>> BEGIN Task inputs

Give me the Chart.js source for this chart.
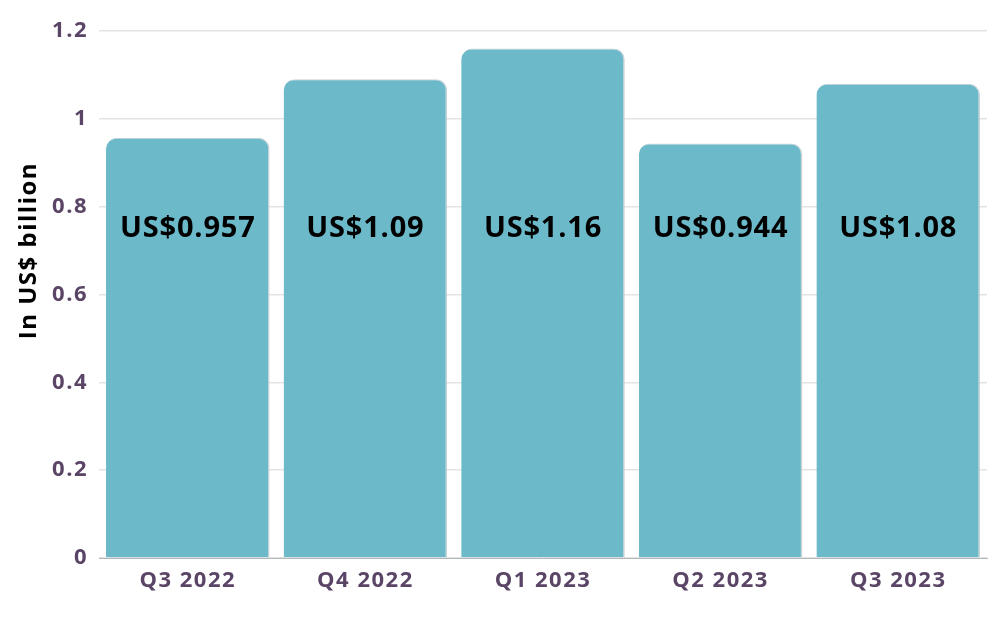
<!DOCTYPE html>
<html lang="en">
<head>
    <meta charset="UTF-8">
    <title>Quarterly revenue</title>
    <script src="https://cdn.jsdelivr.net/npm/chart.js"></script>
    <style>
        html, body { margin: 0; padding: 0; background: #fff; }
        #wrap { width: 999px; height: 621px; }
    </style>
</head>
<body>
    <div id="wrap"><canvas id="myChart"></canvas></div>

    <script>
        const quarters = ['Q3 2022', 'Q4 2022', 'Q1 2023', 'Q2 2023', 'Q3 2023'];
        const revenue = [0.957, 1.09, 1.16, 0.944, 1.08];
        const valueLabels = ['US$0.957', 'US$1.09', 'US$1.16', 'US$0.944', 'US$1.08'];
        const labelLevel = 0.75;  // all value labels sit at the same height
        const axisTitle = 'In US$ billion';

        // slightly wider letter spacing for the axis text, like the original
        const spacing = {
            id: 'spacing',
            beforeUpdate(chart) { chart.ctx.letterSpacing = '1.5px'; },
            beforeDraw(chart) { chart.ctx.letterSpacing = '1.5px'; }
        };

        // y title sits higher than the middle of the axis in the original
        const yTitle = {
            id: 'yTitle',
            afterDraw(chart) {
                const ctx = chart.ctx;
                const y = chart.scales.y.getPixelForValue(0.7);
                ctx.save();
                ctx.translate(29, y);
                ctx.rotate(-Math.PI / 2);
                ctx.font = 'bold 24px "Open Sans"';
                ctx.fillStyle = '#000';
                ctx.textAlign = 'center';
                ctx.textBaseline = 'middle';
                ctx.fillText(axisTitle, 0, 0);
                ctx.restore();
            }
        };

        // draws the value labels inside the bars
        const barLabels = {
            id: 'barLabels',
            afterDatasetsDraw(chart) {
                const ctx = chart.ctx;
                const meta = chart.getDatasetMeta(0);
                const y = chart.scales.y.getPixelForValue(labelLevel);
                ctx.save();
                ctx.letterSpacing = '0.8px';
                ctx.font = 'bold 29px "Open Sans"';
                ctx.fillStyle = '#000';
                ctx.textAlign = 'center';
                ctx.textBaseline = 'middle';
                meta.data.forEach((bar, i) => {
                    ctx.fillText(valueLabels[i], bar.x, y);
                });
                ctx.restore();
            }
        };

        const ctx = document.getElementById('myChart').getContext('2d');
        new Chart(ctx, {
            type: 'bar',
            data: {
                labels: quarters,
                datasets: [{
                    data: revenue,
                    backgroundColor: '#6cb9c9',
                    borderColor: '#c9d3d6',
                    borderWidth: { top: 1, left: 0, right: 1.5, bottom: 0 },
                    borderSkipped: 'bottom',
                    borderRadius: { topLeft: 11, topRight: 11, bottomLeft: 0, bottomRight: 0 },
                    categoryPercentage: 1,
                    barPercentage: 0.921
                }]
            },
            options: {
                responsive: true,
                maintainAspectRatio: false,
                animation: false,
                layout: { padding: { top: 31, right: 12, left: 9, bottom: 0 } },
                plugins: {
                    legend: { display: false },
                    tooltip: { enabled: false }
                },
                scales: {
                    x: {
                        grid: { display: false },
                        border: { color: '#b0b8bb', width: 1 },
                        ticks: {
                            color: '#5b4566',
                            font: { family: 'Open Sans', size: 22, weight: 'bold' },
                            padding: 2
                        },
                        afterFit(scale) { scale.height = 63; }
                    },
                    y: {
                        min: 0,
                        max: 1.2,
                        ticks: {
                            stepSize: 0.2,
                            color: '#5b4566',
                            font: { family: 'Open Sans', size: 22, weight: 'bold' },
                            padding: 11,
                            callback: (v) => String(Math.round(v * 10) / 10)
                        },
                        grid: { color: '#e3e3e3', lineWidth: 1.5, drawTicks: false },
                        border: { display: false },
                        afterFit(scale) { scale.width = 90; }
                    }
                }
            },
            plugins: [spacing, barLabels, yTitle]
        });
    </script>
</body>
</html>
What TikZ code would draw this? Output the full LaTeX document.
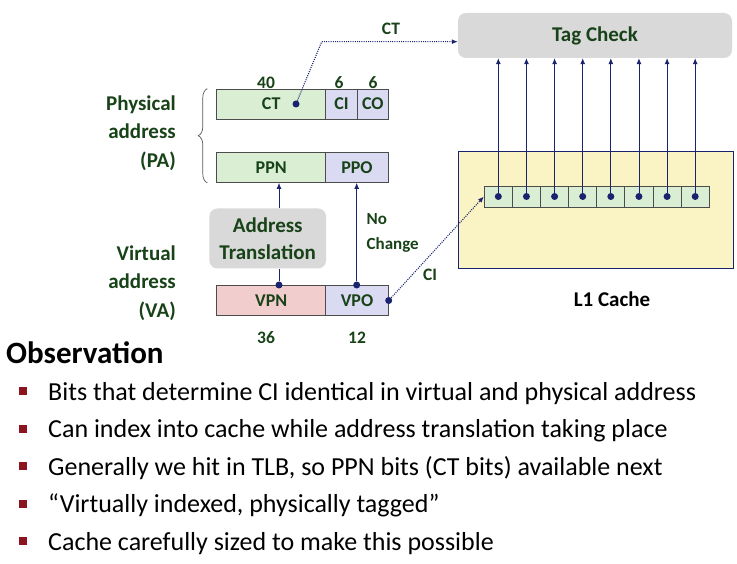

>> END Task inputs

_The request_:
All records must be output exactly as they are, except for the pictures, which are left out.

_Answer to the problem_:
Give me the Chart.js source for this chart.
<!DOCTYPE html>
<html lang="en">
<head>
    <meta charset="UTF-8">
    <title>Quarterly revenue</title>
    <script src="https://cdn.jsdelivr.net/npm/chart.js"></script>
    <style>
        html, body { margin: 0; padding: 0; background: #fff; }
        #wrap { width: 999px; height: 621px; }
    </style>
</head>
<body>
    <div id="wrap"><canvas id="myChart"></canvas></div>

    <script>
        const quarters = ['Q3 2022', 'Q4 2022', 'Q1 2023', 'Q2 2023', 'Q3 2023'];
        const revenue = [0.957, 1.09, 1.16, 0.944, 1.08];
        const valueLabels = ['US$0.957', 'US$1.09', 'US$1.16', 'US$0.944', 'US$1.08'];
        const labelLevel = 0.75;  // all value labels sit at the same height
        const axisTitle = 'In US$ billion';

        // slightly wider letter spacing for the axis text, like the original
        const spacing = {
            id: 'spacing',
            beforeUpdate(chart) { chart.ctx.letterSpacing = '1.5px'; },
            beforeDraw(chart) { chart.ctx.letterSpacing = '1.5px'; }
        };

        // y title sits higher than the middle of the axis in the original
        const yTitle = {
            id: 'yTitle',
            afterDraw(chart) {
                const ctx = chart.ctx;
                const y = chart.scales.y.getPixelForValue(0.7);
                ctx.save();
                ctx.translate(29, y);
                ctx.rotate(-Math.PI / 2);
                ctx.font = 'bold 24px "Open Sans"';
                ctx.fillStyle = '#000';
                ctx.textAlign = 'center';
                ctx.textBaseline = 'middle';
                ctx.fillText(axisTitle, 0, 0);
                ctx.restore();
            }
        };

        // draws the value labels inside the bars
        const barLabels = {
            id: 'barLabels',
            afterDatasetsDraw(chart) {
                const ctx = chart.ctx;
                const meta = chart.getDatasetMeta(0);
                const y = chart.scales.y.getPixelForValue(labelLevel);
                ctx.save();
                ctx.letterSpacing = '0.8px';
                ctx.font = 'bold 29px "Open Sans"';
                ctx.fillStyle = '#000';
                ctx.textAlign = 'center';
                ctx.textBaseline = 'middle';
                meta.data.forEach((bar, i) => {
                    ctx.fillText(valueLabels[i], bar.x, y);
                });
                ctx.restore();
            }
        };

        const ctx = document.getElementById('myChart').getContext('2d');
        new Chart(ctx, {
            type: 'bar',
            data: {
                labels: quarters,
                datasets: [{
                    data: revenue,
                    backgroundColor: '#6cb9c9',
                    borderColor: '#c9d3d6',
                    borderWidth: { top: 1, left: 0, right: 1.5, bottom: 0 },
                    borderSkipped: 'bottom',
                    borderRadius: { topLeft: 11, topRight: 11, bottomLeft: 0, bottomRight: 0 },
                    categoryPercentage: 1,
                    barPercentage: 0.921
                }]
            },
            options: {
                responsive: true,
                maintainAspectRatio: false,
                animation: false,
                layout: { padding: { top: 31, right: 12, left: 9, bottom: 0 } },
                plugins: {
                    legend: { display: false },
                    tooltip: { enabled: false }
                },
                scales: {
                    x: {
                        grid: { display: false },
                        border: { color: '#b0b8bb', width: 1 },
                        ticks: {
                            color: '#5b4566',
                            font: { family: 'Open Sans', size: 22, weight: 'bold' },
                            padding: 2
                        },
                        afterFit(scale) { scale.height = 63; }
                    },
                    y: {
                        min: 0,
                        max: 1.2,
                        ticks: {
                            stepSize: 0.2,
                            color: '#5b4566',
                            font: { family: 'Open Sans', size: 22, weight: 'bold' },
                            padding: 11,
                            callback: (v) => String(Math.round(v * 10) / 10)
                        },
                        grid: { color: '#e3e3e3', lineWidth: 1.5, drawTicks: false },
                        border: { display: false },
                        afterFit(scale) { scale.width = 90; }
                    }
                }
            },
            plugins: [spacing, barLabels, yTitle]
        });
    </script>
</body>
</html>
What TikZ code would draw this? Output the full LaTeX document.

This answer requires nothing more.